Data section —
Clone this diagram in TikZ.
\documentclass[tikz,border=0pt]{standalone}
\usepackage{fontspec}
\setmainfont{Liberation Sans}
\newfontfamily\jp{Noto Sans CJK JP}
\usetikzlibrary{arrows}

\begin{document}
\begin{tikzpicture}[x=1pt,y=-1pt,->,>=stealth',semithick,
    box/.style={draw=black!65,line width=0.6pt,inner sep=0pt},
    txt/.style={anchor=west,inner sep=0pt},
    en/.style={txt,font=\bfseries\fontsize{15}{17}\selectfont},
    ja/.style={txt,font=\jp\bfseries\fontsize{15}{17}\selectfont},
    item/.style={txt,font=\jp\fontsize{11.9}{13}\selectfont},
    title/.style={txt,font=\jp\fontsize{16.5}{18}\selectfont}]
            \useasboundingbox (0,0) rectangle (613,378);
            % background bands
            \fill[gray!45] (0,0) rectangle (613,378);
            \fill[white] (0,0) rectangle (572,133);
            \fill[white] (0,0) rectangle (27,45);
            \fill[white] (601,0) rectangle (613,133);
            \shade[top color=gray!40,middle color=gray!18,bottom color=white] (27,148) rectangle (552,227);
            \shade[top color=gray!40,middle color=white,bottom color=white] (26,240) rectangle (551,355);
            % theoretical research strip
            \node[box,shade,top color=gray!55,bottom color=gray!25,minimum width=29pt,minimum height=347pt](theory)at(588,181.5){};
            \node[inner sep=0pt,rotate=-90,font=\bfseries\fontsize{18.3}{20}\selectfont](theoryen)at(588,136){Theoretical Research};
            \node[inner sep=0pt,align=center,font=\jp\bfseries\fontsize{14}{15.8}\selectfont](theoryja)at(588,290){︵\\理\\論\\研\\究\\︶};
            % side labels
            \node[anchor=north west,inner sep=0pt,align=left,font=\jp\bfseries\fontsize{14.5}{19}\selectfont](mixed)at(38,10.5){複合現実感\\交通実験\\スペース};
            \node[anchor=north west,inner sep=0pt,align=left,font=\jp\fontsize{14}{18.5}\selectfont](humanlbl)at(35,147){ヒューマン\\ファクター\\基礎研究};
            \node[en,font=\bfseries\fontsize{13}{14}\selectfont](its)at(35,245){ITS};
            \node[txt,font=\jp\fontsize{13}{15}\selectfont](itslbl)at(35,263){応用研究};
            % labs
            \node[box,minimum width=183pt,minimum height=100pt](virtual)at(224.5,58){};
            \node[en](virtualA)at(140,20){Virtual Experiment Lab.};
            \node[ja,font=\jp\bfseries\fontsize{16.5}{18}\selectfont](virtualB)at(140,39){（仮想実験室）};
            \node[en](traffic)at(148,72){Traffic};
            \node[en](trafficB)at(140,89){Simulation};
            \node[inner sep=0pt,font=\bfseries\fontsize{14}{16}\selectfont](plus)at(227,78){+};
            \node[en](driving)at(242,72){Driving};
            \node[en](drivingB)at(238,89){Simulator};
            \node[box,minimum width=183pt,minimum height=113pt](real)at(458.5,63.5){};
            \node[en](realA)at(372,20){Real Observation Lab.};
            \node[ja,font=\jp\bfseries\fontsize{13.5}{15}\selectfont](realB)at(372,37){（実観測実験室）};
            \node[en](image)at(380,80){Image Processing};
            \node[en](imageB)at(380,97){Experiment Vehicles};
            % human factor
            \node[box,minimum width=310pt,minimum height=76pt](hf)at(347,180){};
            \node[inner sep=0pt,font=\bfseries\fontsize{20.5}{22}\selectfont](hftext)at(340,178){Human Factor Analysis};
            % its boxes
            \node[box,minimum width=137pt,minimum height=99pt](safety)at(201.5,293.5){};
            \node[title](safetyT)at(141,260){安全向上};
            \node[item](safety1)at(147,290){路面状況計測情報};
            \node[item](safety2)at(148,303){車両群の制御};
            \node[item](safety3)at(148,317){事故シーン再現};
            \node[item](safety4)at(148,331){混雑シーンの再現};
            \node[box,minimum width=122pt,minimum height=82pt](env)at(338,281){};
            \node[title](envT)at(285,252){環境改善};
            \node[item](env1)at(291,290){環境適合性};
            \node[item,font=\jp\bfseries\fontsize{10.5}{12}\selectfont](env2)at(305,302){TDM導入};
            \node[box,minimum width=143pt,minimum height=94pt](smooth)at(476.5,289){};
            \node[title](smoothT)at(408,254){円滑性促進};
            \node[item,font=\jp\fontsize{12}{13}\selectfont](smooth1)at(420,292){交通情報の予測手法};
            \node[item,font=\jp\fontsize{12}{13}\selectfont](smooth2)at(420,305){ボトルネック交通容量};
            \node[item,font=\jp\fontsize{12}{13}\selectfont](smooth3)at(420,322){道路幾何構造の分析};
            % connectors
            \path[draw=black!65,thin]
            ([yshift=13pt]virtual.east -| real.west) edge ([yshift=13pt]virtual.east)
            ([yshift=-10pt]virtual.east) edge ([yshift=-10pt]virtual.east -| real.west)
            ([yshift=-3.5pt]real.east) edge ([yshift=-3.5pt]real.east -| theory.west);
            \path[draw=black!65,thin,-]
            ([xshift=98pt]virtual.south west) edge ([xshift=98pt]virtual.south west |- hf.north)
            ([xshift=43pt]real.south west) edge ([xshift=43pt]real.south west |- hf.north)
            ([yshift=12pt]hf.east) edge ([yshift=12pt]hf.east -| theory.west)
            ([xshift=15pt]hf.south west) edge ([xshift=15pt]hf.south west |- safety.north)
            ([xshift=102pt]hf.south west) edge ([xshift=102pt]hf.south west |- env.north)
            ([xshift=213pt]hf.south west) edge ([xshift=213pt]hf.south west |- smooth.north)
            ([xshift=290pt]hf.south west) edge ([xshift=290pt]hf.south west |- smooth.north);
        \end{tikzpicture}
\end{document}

Given exercise —
Reproduce each line of the material above precisely.

The answer —
Clone this diagram in TikZ.
\documentclass[tikz,border=0pt]{standalone}
\usepackage{fontspec}
\setmainfont{Liberation Sans}
\newfontfamily\jp{Noto Sans CJK JP}
\usetikzlibrary{arrows}

\begin{document}
\begin{tikzpicture}[x=1pt,y=-1pt,->,>=stealth',semithick,
    box/.style={draw=black!65,line width=0.6pt,inner sep=0pt},
    txt/.style={anchor=west,inner sep=0pt},
    en/.style={txt,font=\bfseries\fontsize{15}{17}\selectfont},
    ja/.style={txt,font=\jp\bfseries\fontsize{15}{17}\selectfont},
    item/.style={txt,font=\jp\fontsize{11.9}{13}\selectfont},
    title/.style={txt,font=\jp\fontsize{16.5}{18}\selectfont}]
            \useasboundingbox (0,0) rectangle (613,378);
            % background bands
            \fill[gray!45] (0,0) rectangle (613,378);
            \fill[white] (0,0) rectangle (572,133);
            \fill[white] (0,0) rectangle (27,45);
            \fill[white] (601,0) rectangle (613,133);
            \shade[top color=gray!40,middle color=gray!18,bottom color=white] (27,148) rectangle (552,227);
            \shade[top color=gray!40,middle color=white,bottom color=white] (26,240) rectangle (551,355);
            % theoretical research strip
            \node[box,shade,top color=gray!55,bottom color=gray!25,minimum width=29pt,minimum height=347pt](theory)at(588,181.5){};
            \node[inner sep=0pt,rotate=-90,font=\bfseries\fontsize{18.3}{20}\selectfont](theoryen)at(588,136){Theoretical Research};
            \node[inner sep=0pt,align=center,font=\jp\bfseries\fontsize{14}{15.8}\selectfont](theoryja)at(588,290){︵\\理\\論\\研\\究\\︶};
            % side labels
            \node[anchor=north west,inner sep=0pt,align=left,font=\jp\bfseries\fontsize{14.5}{19}\selectfont](mixed)at(38,10.5){複合現実感\\交通実験\\スペース};
            \node[anchor=north west,inner sep=0pt,align=left,font=\jp\fontsize{14}{18.5}\selectfont](humanlbl)at(35,147){ヒューマン\\ファクター\\基礎研究};
            \node[en,font=\bfseries\fontsize{13}{14}\selectfont](its)at(35,245){ITS};
            \node[txt,font=\jp\fontsize{13}{15}\selectfont](itslbl)at(35,263){応用研究};
            % labs
            \node[box,minimum width=183pt,minimum height=100pt](virtual)at(224.5,58){};
            \node[en](virtualA)at(140,20){Virtual Experiment Lab.};
            \node[ja,font=\jp\bfseries\fontsize{16.5}{18}\selectfont](virtualB)at(140,39){（仮想実験室）};
            \node[en](traffic)at(148,72){Traffic};
            \node[en](trafficB)at(140,89){Simulation};
            \node[inner sep=0pt,font=\bfseries\fontsize{14}{16}\selectfont](plus)at(227,78){+};
            \node[en](driving)at(242,72){Driving};
            \node[en](drivingB)at(238,89){Simulator};
            \node[box,minimum width=183pt,minimum height=113pt](real)at(458.5,63.5){};
            \node[en](realA)at(372,20){Real Observation Lab.};
            \node[ja,font=\jp\bfseries\fontsize{13.5}{15}\selectfont](realB)at(372,37){（実観測実験室）};
            \node[en](image)at(380,80){Image Processing};
            \node[en](imageB)at(380,97){Experiment Vehicles};
            % human factor
            \node[box,minimum width=310pt,minimum height=76pt](hf)at(347,180){};
            \node[inner sep=0pt,font=\bfseries\fontsize{20.5}{22}\selectfont](hftext)at(340,178){Human Factor Analysis};
            % its boxes
            \node[box,minimum width=137pt,minimum height=99pt](safety)at(201.5,293.5){};
            \node[title](safetyT)at(141,260){安全向上};
            \node[item](safety1)at(147,290){路面状況計測情報};
            \node[item](safety2)at(148,303){車両群の制御};
            \node[item](safety3)at(148,317){事故シーン再現};
            \node[item](safety4)at(148,331){混雑シーンの再現};
            \node[box,minimum width=122pt,minimum height=82pt](env)at(338,281){};
            \node[title](envT)at(285,252){環境改善};
            \node[item](env1)at(291,290){環境適合性};
            \node[item,font=\jp\bfseries\fontsize{10.5}{12}\selectfont](env2)at(305,302){TDM導入};
            \node[box,minimum width=143pt,minimum height=94pt](smooth)at(476.5,289){};
            \node[title](smoothT)at(408,254){円滑性促進};
            \node[item,font=\jp\fontsize{12}{13}\selectfont](smooth1)at(420,292){交通情報の予測手法};
            \node[item,font=\jp\fontsize{12}{13}\selectfont](smooth2)at(420,305){ボトルネック交通容量};
            \node[item,font=\jp\fontsize{12}{13}\selectfont](smooth3)at(420,322){道路幾何構造の分析};
            % connectors
            \path[draw=black!65,thin]
            ([yshift=13pt]virtual.east -| real.west) edge ([yshift=13pt]virtual.east)
            ([yshift=-10pt]virtual.east) edge ([yshift=-10pt]virtual.east -| real.west)
            ([yshift=-3.5pt]real.east) edge ([yshift=-3.5pt]real.east -| theory.west);
            \path[draw=black!65,thin,-]
            ([xshift=98pt]virtual.south west) edge ([xshift=98pt]virtual.south west |- hf.north)
            ([xshift=43pt]real.south west) edge ([xshift=43pt]real.south west |- hf.north)
            ([yshift=12pt]hf.east) edge ([yshift=12pt]hf.east -| theory.west)
            ([xshift=15pt]hf.south west) edge ([xshift=15pt]hf.south west |- safety.north)
            ([xshift=102pt]hf.south west) edge ([xshift=102pt]hf.south west |- env.north)
            ([xshift=213pt]hf.south west) edge ([xshift=213pt]hf.south west |- smooth.north)
            ([xshift=290pt]hf.south west) edge ([xshift=290pt]hf.south west |- smooth.north);
        \end{tikzpicture}
\end{document}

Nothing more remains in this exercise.